Python float is IEEE 754 64-bit binary floating point. It is limited to 53 bits of precision i.e. slightly less than 16 decimal digits of precision. 19.9999999999999999 contains 18 decimal digits; it cannot be represented exactly as a float. float("19.9999999999999999") produces the nearest floating point value, which happens to be the same as float("20.0").
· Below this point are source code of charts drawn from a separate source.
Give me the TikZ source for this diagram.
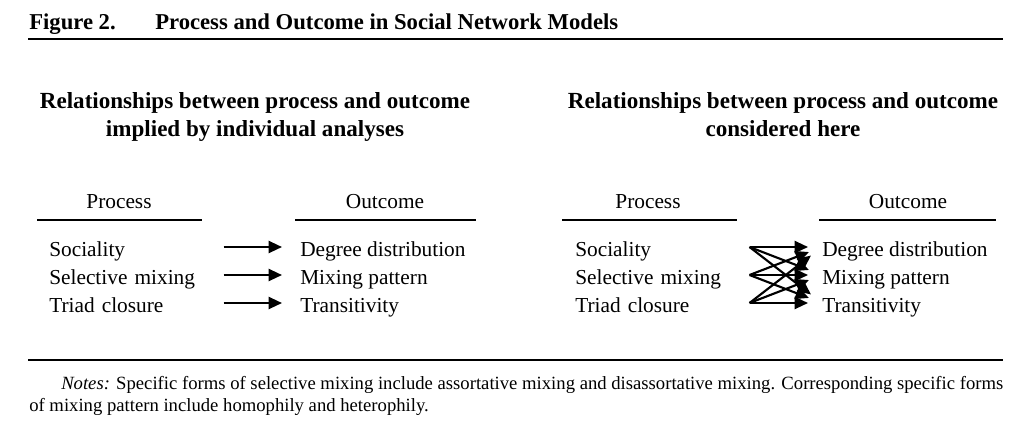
\documentclass[tikz,border=0pt]{standalone}
\usepackage{fontspec}
\setmainfont{Liberation Serif}
\usetikzlibrary{positioning, arrows.meta}

\begin{document}
\begin{tikzpicture}[
    x=0.75pt, y=-0.75pt,
    % coordinates are pixels of the page, y runs downwards
    heavyrule/.style={line width=2.2pt},
    colrule/.style={line width=1pt},
    heading/.style={anchor=north, align=center, font=\bfseries\fontsize{17.3}{21}\selectfont},
    colhead/.style={anchor=base, font=\fontsize{16}{19}\selectfont},
    item/.style={anchor=west, inner sep=0pt, text height=13.5pt, text depth=0pt, font=\fontsize{16}{19}\selectfont},
    proc/.style={item, text width=130.5pt, align=left},
    arrow/.style={-{Triangle[length=10pt, width=9pt]}, line width=1.6pt},
    notes/.style={anchor=north west, inner sep=0pt, text width=730.5pt, align=justify, font=\fontsize{14}{16.8}\selectfont}
]
    \useasboundingbox (0,0) rectangle (1029,440);

    % title and rules
    \node[anchor=base west, inner sep=0pt, font=\bfseries\fontsize{17}{19}\selectfont] (fig) at (29,29) {Figure 2.};
    \node[anchor=base west, inner sep=0pt, font=\bfseries\fontsize{17}{19}\selectfont] (title) at (155,29) {Process and Outcome in Social Network Models};
    \draw[heavyrule] (28,39) -- (1003,39);
    \draw[heavyrule] (28,360) -- (1003,360);

    % left panel
    \node[heading] (hl) at (255,88) {Relationships between process and outcome\\implied by individual analyses};
    \node[colhead] (pl) at (119,208) {Process};
    \node[colhead] (ol) at (385,208) {Outcome};
    \draw[colrule] (37,220) -- (202,220);
    \draw[colrule] (295,220) -- (476,220);

    \node[proc] (lp1) at (49,247) {Sociality};
    \node[proc] (lp2) at (49,275) {Selective mixing};
    \node[proc] (lp3) at (49,303) {Triad closure};
    \node[item] (lo1) at (300,247) {Degree distribution};
    \node[item] (lo2) at (300,275) {Mixing pattern};
    \node[item] (lo3) at (300,303) {Transitivity};

    \foreach \i in {1,2,3}
        \draw[arrow, shorten >=13.5pt] (lp\i.east) -- (lo\i.west);

    % right panel
    \node[heading] (hr) at (783,88) {Relationships between process and outcome\\considered here};
    \node[colhead] (pr) at (648,208) {Process};
    \node[colhead] (or) at (908,208) {Outcome};
    \draw[colrule] (562,220) -- (737,220);
    \draw[colrule] (819,220) -- (996,220);

    \node[proc] (rp1) at (575,247) {Sociality};
    \node[proc] (rp2) at (575,275) {Selective mixing};
    \node[proc] (rp3) at (575,303) {Triad closure};
    \node[item] (ro1) at (822,247) {Degree distribution};
    \node[item] (ro2) at (822,275) {Mixing pattern};
    \node[item] (ro3) at (822,303) {Transitivity};

    \foreach \i in {1,2,3}
        \foreach \j in {1,2,3}
            \draw[arrow, shorten >=10.5pt] (rp\i.east) -- (ro\j.west);

    % notes
    \node[notes] (nt) at (29,376) {\hspace*{24pt}\textit{Notes:} Specific forms of selective mixing include assortative mixing and disassortative mixing. Corresponding specific forms\linebreak of mixing pattern include homophily and heterophily.};
\end{tikzpicture}
\end{document}
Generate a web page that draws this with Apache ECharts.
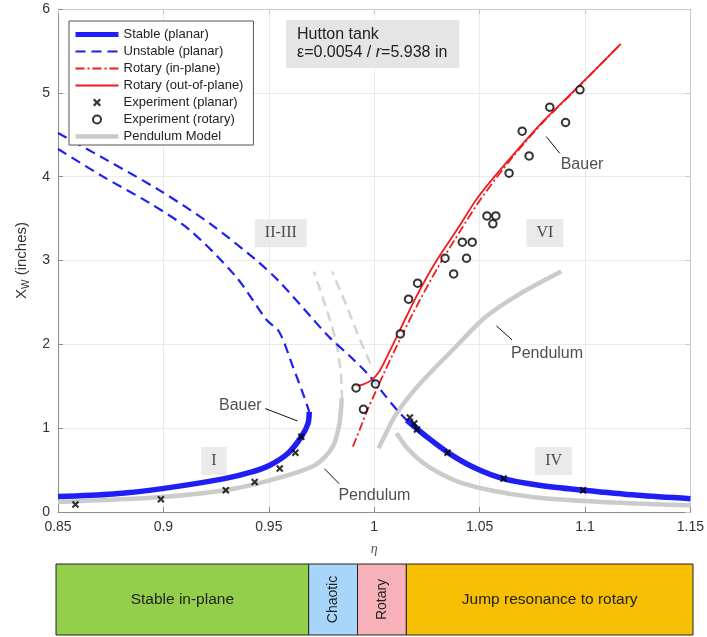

>>> float("19.9999999999999999") == float("20.0")
True
If by "many decimals" you mean "many digits after the decimal point", please be aware that the same "weird" results happen when there are many decimal digits before the decimal point:
>>> float("199999999999999999")
2e+17
If you want the full float precision, don't use str(), use repr():
>>> x = 1. / 3.
>>> str(x)
'0.333333333333'
>>> str(x).count('3')
12
>>> repr(x)
'0.3333333333333333'
>>> repr(x).count('3')
16
>>>
Update It's interesting how often decimal is prescribed as a cure-all for float-induced astonishment. This is often accompanied by simple examples like 0.1 + 0.1 + 0.1 != 0.3. Nobody stops to point out that decimal has its share of deficiencies e.g.
>>> (1.0 / 3.0) * 3.0
1.0
>>> (Decimal('1.0') / Decimal('3.0')) * Decimal('3.0')
Decimal('0.9999999999999999999999999999')
>>>
True, float is limited to 53 binary digits of precision. By default, decimal is limited to 28 decimal digits of precision.
>>> Decimal(2) / Decimal(3)
Decimal('0.6666666666666666666666666667')
>>>
You can change the limit, but it's still limited precision. You still need to know the characteristics of the number format to use it effectively without "astonishing" results, and the extra precision is bought by slower operation (unless you use the 3rd-party cdecimal module).
For any given binary floating point number, there is an infinite set of decimal fractions that, on input, round to that number. Python's str goes to some trouble to produce the shortest decimal fraction from this set; see GLS's paper http://kurtstephens.com/files/p372-steele.pdf for the general algorithm (IIRC they use a refinement that avoids arbitrary-precision math in most cases). You happened to input a decimal fraction that rounds to a float (IEEE double) whose shortest possible decimal fraction is not the same as the one you entered.